The model still requires account managers to serve as business partners to clients, but they also partner with equally adept producers. And where analog agencies mostly outsourced production of ideas to production companies, agencies in the digital age will produce the lion's share of the work themselves. More important, many of the ideas will be impossible to produce without in-house teams working collaboratively. Imagine Sergey and Larry trying to outsource the development of Google, and you get the picture. Adept agencies have begun building in-house digital studios to handle linear content like audio and video.

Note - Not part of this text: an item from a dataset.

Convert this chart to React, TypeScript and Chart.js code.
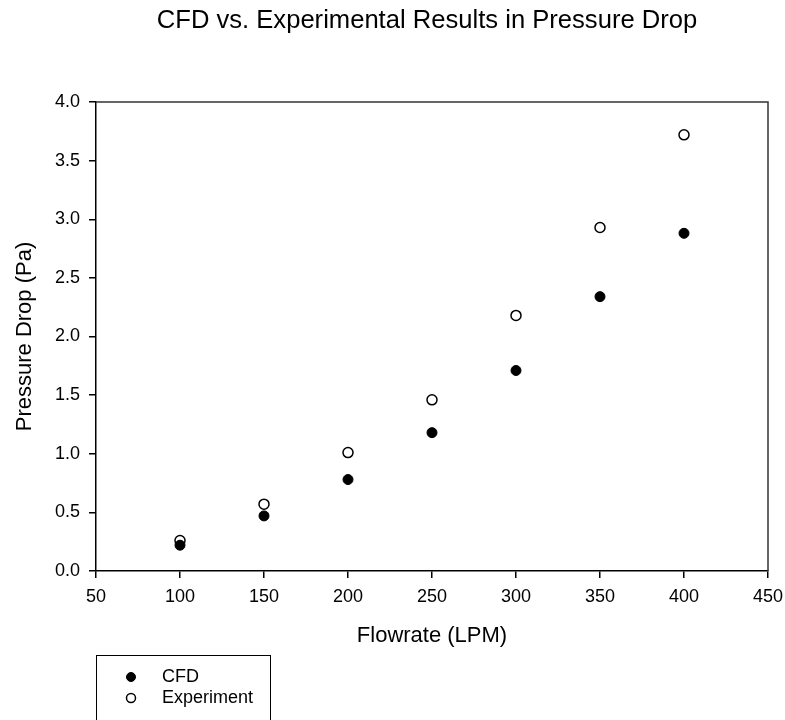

As clients move from a world where 30 seconds of content cost hundreds of thousands of dollars to a digital landscape where distribution allows for hours of content, the economics of production will not work unless the business model lowers costs significantly while maintaining equally high quality.

An agency like R/GA combines nine departmental disciplines: planning, analytics, media, interaction design, visual design, copywriting, technology, account management and production, as well as an in-house digital studio for linear content. Our multidisciplinary teams can develop anything from an advertisement to a complex Web site to a mobile application to an in-store retail experience to a new brand design-all informed by the realities of engaging with the digital consumer. As new business opportunities emerged, like mobile, we built them as horizontal offerings inside the same nine-discipline structure, thus avoiding the vertical silo model of traditional agencies.

Our model is not the only new one. But no matter which model an agency builds, hopefully, in another 50 years, when a new technology comes along, people will speak of digital work with the same reverence as the TV work from the likes of Bernbach, Ogilvy and Burnett.

--Bob Greenberg is CEO of R/GA and a regular Adweek columnist.